Yesterday we started out the morning at Sainte-Chapelle, which is one of the most beautiful places ever. Built by St. Louis (King Louis IX) to house the relics of the passion of the Christ, but I likely covered that in a blog post last year, so I'll spare you the details.
The moral of the story is that the windows (depicting the various books of the Bible) are most certainly worth a visit, and it's pretty amazing that they've survived revolutions, fires, and everything else that destroyed other parts of the palace.
We were then supposed to go to mass at Notre Dame (according to our clearly laid out itinerary), but as we approached, we saw that the cathedral was otherwise occupied. There was a large crowd outside and two big screens on either side of the doors showing what appeared to be an ordination (I speak from prior experience with ordinations). We knew, of course, that there would thus be no mass for us, so we went to a café across the street where we could enjoy our coffee and pain au chocolat to the sound of Notre Dame's bells and with a view of the little alter servers lining up to perform their holy duties.
And after our coffee, we headed over to the Conciergerie! It's actually one of my favorite museums in Paris, because it's been such a key piece of history. Also I find the history of the Revolution particularly fascinating. So here's a glimpse of the chapel where Marie Antoinette's cell was (I'll spare you the history lesson that I'm sure I covered in a post last August):
And, you know, me in the women's courtyard for the female prisoners:
Then we went for a lovely lunch in the Latin Quarter at a place my friends and I frequented last year. It was fabulous, and although my parents headed home right after, I wanted to walk around a bit. And I am so so so glad I did! I stumbled upon the pride parade!! It was um completely fabulous! And here I thought I was going to miss out on the pride festivities because I wasn't in Seattle, but Paris had an amazing amazing amazing parade with so many people!

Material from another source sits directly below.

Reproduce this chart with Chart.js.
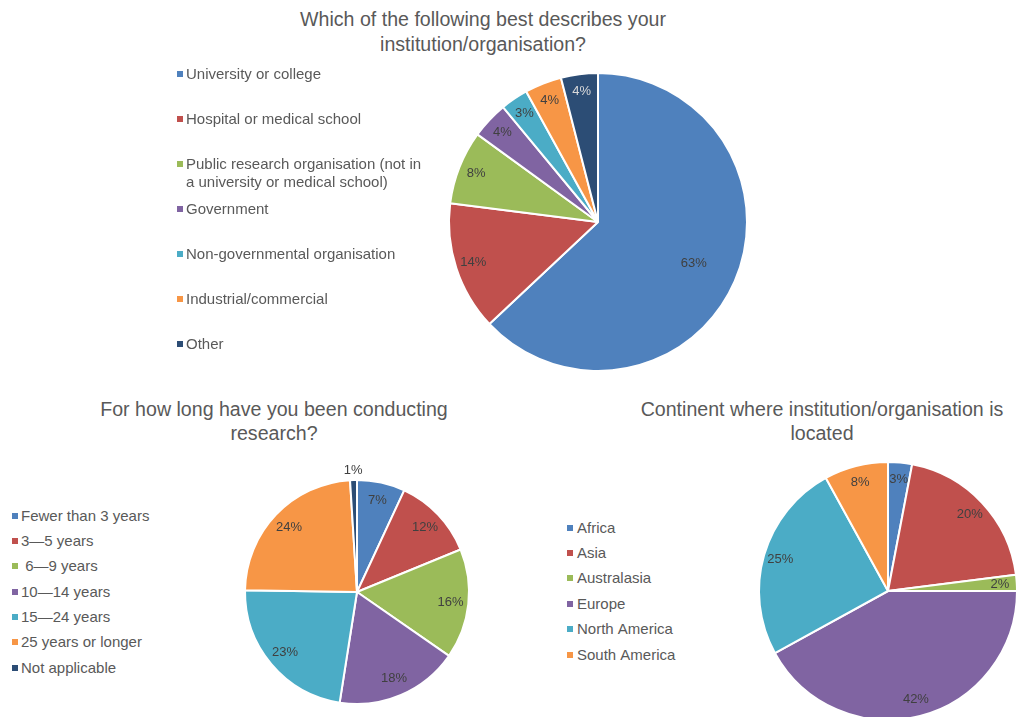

Including this guy who ran right past me with his butterfly wings:
Also, there were a ton of different groups addressing specific issues, like this one focused on the use of the death penalty as punishment for homosexuality in various countries:
This was one of my favorite signs:
And this photo with one of the guys who was standing by me (aka Dominique Strauss-Kahn according to his mask) was definitely a highlight:
And then I actually sort of had to jump in the parade in order to get where I needed to go. This was my view from amidst my fellow parade marchers:
After I met up with my parents, we got connected with our dear friends, Cathy and John, and went out to dinner:
All in all it was a lovely lovely day!
And then this morning my mom and I got up and actually did make it to 8:30 mass at Notre Dame. I will not disclose how long it had been since one or both of us attended mass. It was a lovely service, and my mom got her wish of having been to mass at Notre Dame.

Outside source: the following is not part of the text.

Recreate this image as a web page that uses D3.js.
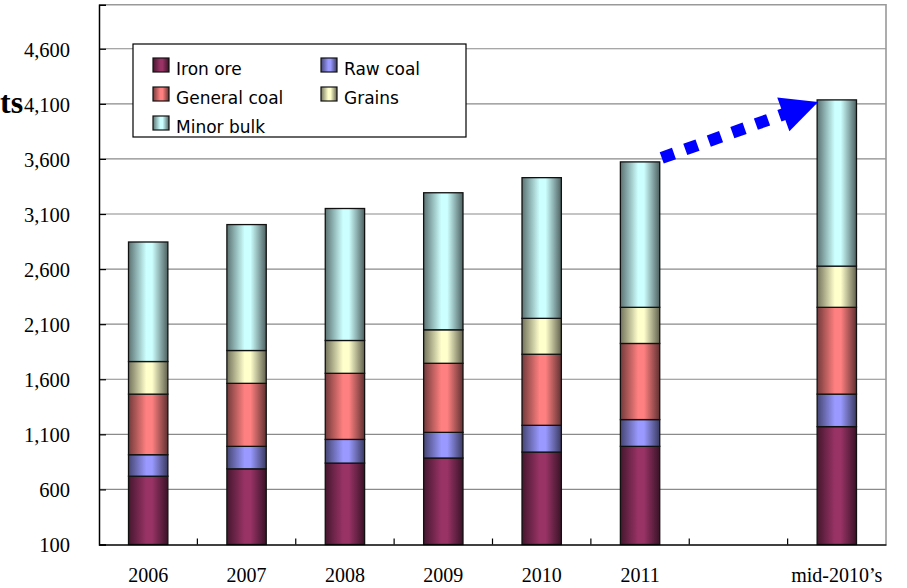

Also, I got to investigate the structure outside Notre Dame, and I have decided that it serves very little, if any, functional purpose. I think it's pretty much to raise awareness about the 850th anniversary of Notre Dame, but I think it would be better if they offered some additional information about the history inside of this blue thing. But I suppose no one asked me.
Inside the blue thing is some stained glass and various quotes about Jesus. I think, however, that the structure in the background is meant to imitate what the palace (of which only Sainte-Chapelle and the Conciergerie remain) would have looked like when Notre Dame was built.

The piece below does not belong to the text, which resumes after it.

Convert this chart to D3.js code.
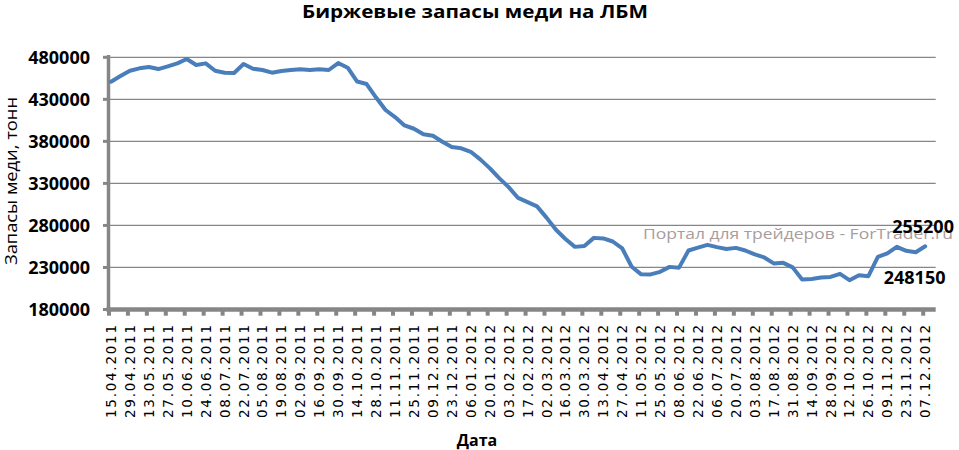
<!DOCTYPE html>
<html>
<head>
<meta charset="utf-8">
<script src="https://cdn.jsdelivr.net/npm/d3@7"></script>
<style>
  html, body { margin: 0; padding: 0; background: #fff; }
  svg { display: block; }
</style>
</head>
<body>
<svg id="chart" width="959" height="450"></svg>
<script>
// ---- data ----
const title = "Биржевые запасы меди на ЛБМ";
const yTitle = "Запасы меди, тонн";
const xTitle = "Дата";
const watermark = "Портал для трейдеров - ForTrader.ru";

// tick labels (every second weekly category)
const tickLabels = [
  "15.04.2011","29.04.2011","13.05.2011","27.05.2011","10.06.2011","24.06.2011",
  "08.07.2011","22.07.2011","05.08.2011","19.08.2011","02.09.2011","16.09.2011",
  "30.09.2011","14.10.2011","28.10.2011","11.11.2011","25.11.2011","09.12.2011",
  "23.12.2011","06.01.2012","20.01.2012","03.02.2012","17.02.2012","02.03.2012",
  "16.03.2012","30.03.2012","13.04.2012","27.04.2012","11.05.2012","25.05.2012",
  "08.06.2012","22.06.2012","06.07.2012","20.07.2012","03.08.2012","17.08.2012",
  "31.08.2012","14.09.2012","28.09.2012","12.10.2012","26.10.2012","09.11.2012",
  "23.11.2012","07.12.2012"
];

// weekly copper stocks, tonnes
const stocks = [
  451000, 457700, 464000, 466900, 468400, 466000, 469300, 472800, 478000, 470800,
  472800, 464000, 461700, 461300, 472000, 466400, 464900, 461700, 463700, 464900,
  465700, 464900, 465700, 464900, 473200, 467600, 451200, 448200, 432100, 417300,
  408900, 399000, 395000, 388400, 386700, 379500, 373200, 371800, 367600, 358600,
  348200, 336300, 325600, 312700, 307700, 302700, 289300, 274800, 263900, 254500,
  255400, 265200, 264500, 260900, 252600, 230900, 221800, 221700, 224800, 230700,
  229800, 250200, 253600, 256900, 254200, 252000, 253300, 250200, 245500, 241900,
  234800, 235500, 230100, 215700, 216300, 218100, 218800, 222400, 214900, 220800,
  219600, 242600, 246700, 254500, 249800, 248150, 255200
];

const yTicks = [180000, 230000, 280000, 330000, 380000, 430000, 480000];
const endLabels = [{ idx: 86, text: "255200" }, { idx: 85, text: "248150" }];

// ---- drawing ----
const svg = d3.select("#chart");
const axisColor = "#868686";
const lineColor = "#4a7ebb";

const plotLeft = 108.5, plotRight = 935.7, plotTop = 57.3, plotBottom = 309.5;

const x = d3.scaleLinear().domain([0, stocks.length - 1]).range([111, 925.2]);
const y = d3.scaleLinear().domain([180000, 480000]).range([plotBottom, plotTop]);

// gridlines
svg.append("g").selectAll("line")
  .data(yTicks.filter(d => d > 180000))
  .join("line")
  .attr("x1", plotLeft + 1).attr("x2", plotRight)
  .attr("y1", d => y(d)).attr("y2", d => y(d))
  .attr("stroke", axisColor).attr("stroke-width", 1.2);

// y axis ticks (left)
svg.append("g").selectAll("line")
  .data(yTicks)
  .join("line")
  .attr("x1", 103).attr("x2", plotLeft)
  .attr("y1", d => y(d)).attr("y2", d => y(d))
  .attr("stroke", axisColor).attr("stroke-width", 3);

// y axis labels
svg.append("g").selectAll("text")
  .data(yTicks)
  .join("text")
  .attr("x", 90).attr("y", d => y(d) + 6.5)
  .attr("text-anchor", "end")
  .attr("font-family", "'Open Sans', sans-serif")
  .attr("font-weight", "bold")
  .attr("font-size", 18)
  .attr("fill", "#000")
  .text(d => d);

// x axis ticks (every 2 categories)
const tickIdx = d3.range(0, stocks.length + 1, 2);
svg.append("g").selectAll("line")
  .data(tickIdx)
  .join("line")
  .attr("x1", d => x(d) - 2).attr("x2", d => x(d) - 2)
  .attr("y1", plotBottom).attr("y2", 315.7)
  .attr("stroke", axisColor).attr("stroke-width", 4);

// axes lines
svg.append("line")
  .attr("x1", plotLeft).attr("x2", plotLeft)
  .attr("y1", 55).attr("y2", plotBottom + 2)
  .attr("stroke", axisColor).attr("stroke-width", 3.5);
svg.append("line")
  .attr("x1", plotLeft - 2).attr("x2", plotRight)
  .attr("y1", plotBottom).attr("y2", plotBottom)
  .attr("stroke", axisColor).attr("stroke-width", 4.5);

// x labels (rotated)
svg.append("g").selectAll("text")
  .data(tickLabels)
  .join("text")
  .attr("transform", (d, i) => `translate(${x(i * 2) + 5},325) rotate(-90)`)
  .attr("text-anchor", "end")
  .attr("font-family", "'DejaVu Sans', sans-serif")
  .attr("font-size", 13.5)
  .attr("textLength", 93)
  .attr("lengthAdjust", "spacing")
  .attr("fill", "#000")
  .text(d => d);

// watermark
svg.append("text")
  .attr("x", 643).attr("y", 239)
  .attr("font-family", "'Open Sans', sans-serif")
  .attr("font-size", 15)
  .attr("fill", "#a89c9c")
  .attr("textLength", 310)
  .attr("lengthAdjust", "spacingAndGlyphs")
  .text(watermark);

// data line
const line = d3.line()
  .x((d, i) => x(i))
  .y(d => y(d));
svg.append("path")
  .datum(stocks)
  .attr("d", line)
  .attr("fill", "none")
  .attr("stroke", lineColor)
  .attr("stroke-width", 4)
  .attr("stroke-linejoin", "round")
  .attr("stroke-linecap", "round");

// data labels
svg.append("text")
  .attr("x", x(endLabels[0].idx) - 33).attr("y", y(stocks[endLabels[0].idx]) - 13)
  .attr("font-family", "'Open Sans', sans-serif")
  .attr("font-weight", "bold").attr("font-size", 18)
  .text(endLabels[0].text);
svg.append("text")
  .attr("x", x(endLabels[1].idx) - 32).attr("y", y(stocks[endLabels[1].idx]) + 32)
  .attr("font-family", "'Open Sans', sans-serif")
  .attr("font-weight", "bold").attr("font-size", 18)
  .text(endLabels[1].text);

// titles
svg.append("text")
  .attr("x", 475).attr("y", 18)
  .attr("text-anchor", "middle")
  .attr("font-family", "'Open Sans', sans-serif")
  .attr("font-weight", "bold").attr("font-size", 17)
  .attr("textLength", 346).attr("lengthAdjust", "spacingAndGlyphs")
  .text(title);

svg.append("text")
  .attr("transform", "translate(17,181) rotate(-90)")
  .attr("text-anchor", "middle")
  .attr("font-family", "'Open Sans', sans-serif")
  .attr("font-size", 16)
  .attr("textLength", 168).attr("lengthAdjust", "spacingAndGlyphs")
  .text(yTitle);

svg.append("text")
  .attr("x", 477).attr("y", 446)
  .attr("text-anchor", "middle")
  .attr("font-family", "'Open Sans', sans-serif")
  .attr("font-weight", "bold").attr("font-size", 16)
  .text(xTitle);
</script>
</body>
</html>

Anyway, after that my mom and I had breakfast at the same café as yesterday and then returned to my father (he may not fall in to quite the same category of Catholic loyalty as we do). Together we ventured out to the marché aux puces at Clignancourt, where I found a hat, and my mom and I both got some tennis shoes (matching) and nail polish. After our purchases, we didn't really feel the need to linger and so moved on to Montmartre. We went through the Basilica and then had lunch at a nice little place nearby, with the cutest baby at the table next to us.
On our walk down to the metro station we detoured to see the Moulin Rouge, and then we headed home. But on the walk from the stop where we got off, we ran into a demonstration that appears to have been related to Egypt's recent protests regarding Morsi.
|The sign in the back says "pain, libérté, justice sociale" or "bread, liberty, social justice."|
But then there were also these anti-marriage equality people who kept driving by and getting in the way of my pictures. They had these obnoxious flags and kept honking, and a ton of them had their kids with them. I really just wanted to see the Egypt demonstrators.
So as to not let the homophobic demonstrators have the last word/photo in this post, here's a reminder of how much bigger and more awesome the pride parade was than their "protest."
|"Love doesn't discriminate, not by sex, not by color."|
So proud of the US (goodbye DOMA and Prop8!) and France for being leaders in the global movement for equality. My two favorite countries are doing good things. And I was lucky enough to witness it this weekend!